Certes, l’investissement logement a continué de reculer, confirmant que le secteur de la construction immobilière demeure fragile, d’autant qu’il a pâti de l’augmentation des taux d’intérêt monétaires, obligataires et hypothécaires.
Mais, à l’exception de ce bémol, les moteurs de la croissance américaine ont continué d’afficher une vigueur à toute épreuve.
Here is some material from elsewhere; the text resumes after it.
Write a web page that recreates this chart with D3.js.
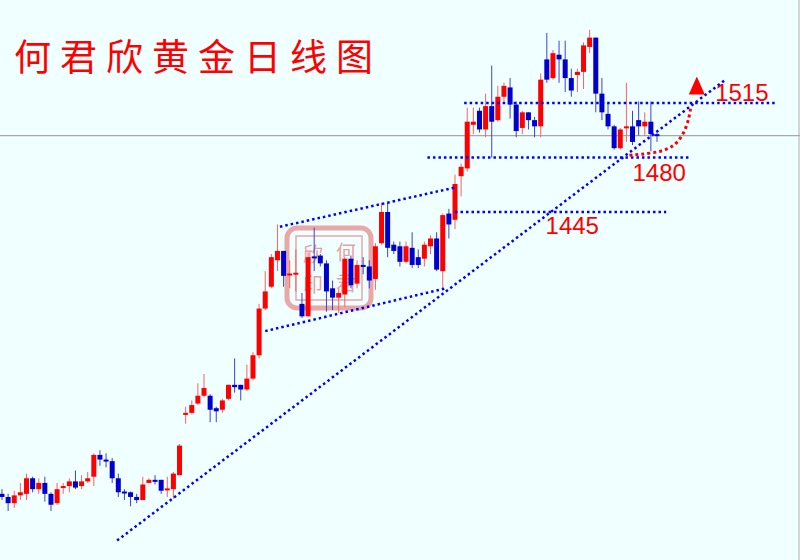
<!DOCTYPE html>
<html><head><meta charset="utf-8">
<script src="https://cdn.jsdelivr.net/npm/d3@7"></script>
<style>body{margin:0;background:#f0ffff}svg{display:block}</style>
</head><body><svg id="c" width="800" height="560"></svg>
<script>
// candles: [open, high, low, close]
const candles = [
[1264,1267,1260,1262],[1262,1264,1253,1258],[1258,1266,1255,1263],[1263,1271,1260,1265],[1264,1277,1260,1274],
[1274,1275,1265,1267],[1267,1274,1264,1271],[1271,1275,1259,1264],[1264,1265,1253,1257],[1258,1271,1257,1267],
[1268,1271,1264,1269],[1269,1274,1265,1272],[1272,1279,1267,1268],[1269,1276,1267,1272],[1272,1278,1271,1274],
[1275,1290,1269,1289],[1289,1292,1282,1286],[1286,1290,1281,1285],[1285,1287,1271,1274],[1274,1277,1262,1265],
[1265.5,1267,1260,1264.8],[1265,1265.5,1256,1262],[1262,1264,1258,1260],[1260,1275,1260,1270],[1271,1274,1271,1273],
[1273,1276,1270,1272.5],[1273,1273,1264,1266],[1267,1275,1262,1267.5],[1267,1278,1261,1277],[1276,1296,1276,1295],
[1315.5,1320,1309,1316],[1316,1324,1315,1321],[1322,1335,1321,1327],[1327,1341,1326,1332],[1327,1328,1310,1318],
[1319,1320,1310,1317],[1318,1325,1316,1324],[1325,1334,1324,1334],[1334,1351,1329,1332.5],[1334,1334,1324,1331],
[1331,1347,1330,1338],[1338,1355,1337,1353],[1353,1386,1351,1383],[1383,1407,1382,1394],[1397,1418,1396,1416],
[1414,1437,1407,1420],[1420,1420,1397,1404],[1405,1414,1396,1405.5],[1405,1421,1394,1406],[1386,1393,1377,1378],
[1378,1419,1378,1416],[1416.5,1435,1407,1416],[1417,1418,1410,1412],[1412,1414,1381,1394],[1396,1401,1382,1390],
[1390,1396,1380,1393],[1392,1416,1384,1415],[1415,1417,1396,1398],[1399,1414,1396,1411],[1411,1416,1405,1410.5],
[1410,1414,1396,1401],[1402,1425,1395,1423],[1425,1451,1424,1445],[1445,1451,1416,1422],[1424,1426,1418,1420],
[1423,1426,1410,1413],[1413,1426,1412,1423],[1422,1432,1409,1411],[1416,1421,1409,1411],[1415,1426,1410,1424],
[1423,1430,1418,1428],[1428,1432,1407,1408],[1407,1444,1395,1443],[1444,1447,1428,1437],[1440,1469,1434,1463],
[1468,1476,1455,1474],[1473,1512,1471,1503],[1501,1512,1495,1503],[1510,1512,1496,1498],[1498,1521,1493,1513],
[1513,1539,1480,1503],[1504,1526,1503,1519],[1519,1528,1516,1526],[1525,1531,1505,1514],[1514,1516,1493,1497],
[1499,1510,1495,1509],[1509,1509,1498,1504],[1504,1506,1493,1500],[1500,1534,1493,1530],[1543,1560,1528,1530],
[1531,1549,1530,1547],[1546,1555,1528,1543],[1543,1555,1522,1531],[1531,1537,1519,1523],[1533,1537,1522,1535],
[1535,1554,1524,1552],[1551,1562,1547,1557],[1557,1557,1509,1521],[1521,1531,1504,1509],[1508,1515,1498,1500],
[1500,1501,1485,1486],[1486,1499,1485,1498],[1499,1528,1490,1500],[1500,1510,1488,1490],[1504,1516,1494,1500],
[1500,1509,1494,1503],[1503,1516,1484,1495],[1495,1496,1490,1494.5]
];
const levels = [1515, 1480, 1445];
const levelLabels = ["1515", "1480", "1445"];
const levelSpans = [[75.5, 126.5], [69.5, 112.5], [74, 108.5]]; // candle index range
const levelLabelPos = [[116.5, 1516.5], [103, 1465], [88.8, 1431]];
const title = "何君欣黄金日线图";
// trend lines in [index, price] pairs
const trendLines = [
  [[18.8, 1234], [118.2, 1530]],   // main support
  [[45.4, 1435.5], [74.3, 1461]],  // upper wedge
  [[43, 1368.5], [72.5, 1396]]     // lower wedge
];
const refPrice = 1494;
const curvePts = [[102.5, 1481.5], [106, 1482.5], [110, 1486], [112, 1500], [112.5, 1512]];
const arrowTip = [113.5, 1532];

const svg = d3.select("#c");
const W = 800, H = 560;
const x = d3.scaleLinear().domain([0, candles.length - 1]).range([2, 657]);
const y = d3.scaleLinear().domain([1515, 1445]).range([103, 212]);

svg.append("rect").attr("width", W).attr("height", H).attr("fill", "#f0ffff");
svg.append("line").attr("x1", 799).attr("x2", 799).attr("y1", 0).attr("y2", H).attr("stroke", "#b0b0b0");
svg.append("line").attr("x1", 0).attr("x2", W).attr("y1", y(refPrice)).attr("y2", y(refPrice))
  .attr("stroke", "#a8a8a8").attr("stroke-width", 1.2);

// stamp watermark
const st = svg.append("g").attr("opacity", 0.45);
st.append("rect").attr("x", 287).attr("y", 228).attr("width", 84).attr("height", 80).attr("rx", 10)
  .attr("fill", "none").attr("stroke", "#e24040").attr("stroke-width", 5);
st.append("rect").attr("x", 296).attr("y", 236).attr("width", 66).attr("height", 64)
  .attr("fill", "none").attr("stroke", "#e24040").attr("stroke-width", 1.5);
[["欣",313,262],["何",346,260],["印",313,292],["君",346,291]].forEach(d =>
  st.append("text").attr("x", d[1]).attr("y", d[2]).attr("text-anchor", "middle")
    .attr("font-family", "Noto Sans CJK SC").attr("font-size", 20).attr("fill", "#e03030").text(d[0]));

// candles
const g = svg.append("g");
candles.forEach((c, i) => {
  const [o, h, l, cl] = c;
  const up = cl >= o;
  const col = up ? "#ff0000" : "#0000cc";
  const cx = x(i);
  g.append("line").attr("x1", cx).attr("x2", cx).attr("y1", y(h)).attr("y2", y(l))
    .attr("stroke", up ? "#ff6060" : "#4040d8").attr("stroke-width", 1);
  const top = y(Math.max(o, cl)), bot = y(Math.min(o, cl));
  g.append("rect").attr("x", cx - 2.5).attr("y", top).attr("width", 5).attr("height", Math.max(2, bot - top)).attr("fill", col);
});

const dot = {stroke: "#0000ff", "stroke-width": 2.5, "stroke-dasharray": "2.5,3"};
function applyDot(s) { Object.entries(dot).forEach(([k, v]) => s.attr(k, v)); return s; }

levels.forEach((lv, k) => {
  applyDot(svg.append("line").attr("x1", x(levelSpans[k][0])).attr("x2", x(levelSpans[k][1]))
    .attr("y1", y(lv)).attr("y2", y(lv)));
  svg.append("text").attr("x", x(levelLabelPos[k][0])).attr("y", y(levelLabelPos[k][1]))
    .attr("font-family", "Liberation Sans, Arial").attr("font-size", 24).attr("fill", "#ff0000").text(levelLabels[k]);
});
trendLines.forEach(t => {
  applyDot(svg.append("line").attr("x1", x(t[0][0])).attr("y1", y(t[0][1])).attr("x2", x(t[1][0])).attr("y2", y(t[1][1])));
});

// red dotted curve and arrow
svg.append("path").attr("d", d3.line().x(d => x(d[0])).y(d => y(d[1])).curve(d3.curveBasis)(curvePts))
  .attr("fill", "none").attr("stroke", "#ff0000").attr("stroke-width", 3).attr("stroke-dasharray", "3,3");
const ax = x(arrowTip[0]), ay = y(arrowTip[1]);
svg.append("path").attr("d", `M${ax},${ay} L${ax - 8},${ay + 18} L${ax + 8},${ay + 18} Z`).attr("fill", "#ff0000");

// title
svg.append("text").attr("x", 14).attr("y", 71).attr("font-family", "Noto Sans CJK SC, serif")
  .attr("font-size", 37).attr("letter-spacing", 9).attr("fill", "#ff0000").text(title);
</script></body></html>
A commencer par la consommation des ménages, qui, après avoir déjà progressé de 0,9 % au cours des deux trimestres précédents, a encore augmenté de 0,7 % au quatrième trimestre 2018.
Si son glissement annuel recule très logiquement de 0,2 point après la flambée du troisième trimestre, il demeure néanmoins très appréciable à 2,7 %.
Deuxième moteur, après un inévitable ralentissement au troisième trimestre 2018, l’investissement productif des entreprises a accéléré au quatrième, augmentant de 1,5 %. Son glissement annuel remonte ainsi à 7,2 %, un plus haut depuis le troisième trimestre 2014.
S’il ne s’agit évidemment pas de sommets exceptionnels, que ce soit en matière de consommation ou d’investissement productif, ces performances confirment néanmoins que la dynamique de la demande intérieure est forte et que les baisses d’impôts continuent de bien fonctionner aux Etats-Unis.
Parallèlement, après avoir nettement augmenté au troisième trimestre 2018, la formation de stocks a fortement reculé au trimestre suivant, signifiant par là même que les marges d’amélioration de la croissance de l’Oncle Sam sont loin d’être épuisées.
La consommation des ménages et l’investissement des entreprises restent dynamiques.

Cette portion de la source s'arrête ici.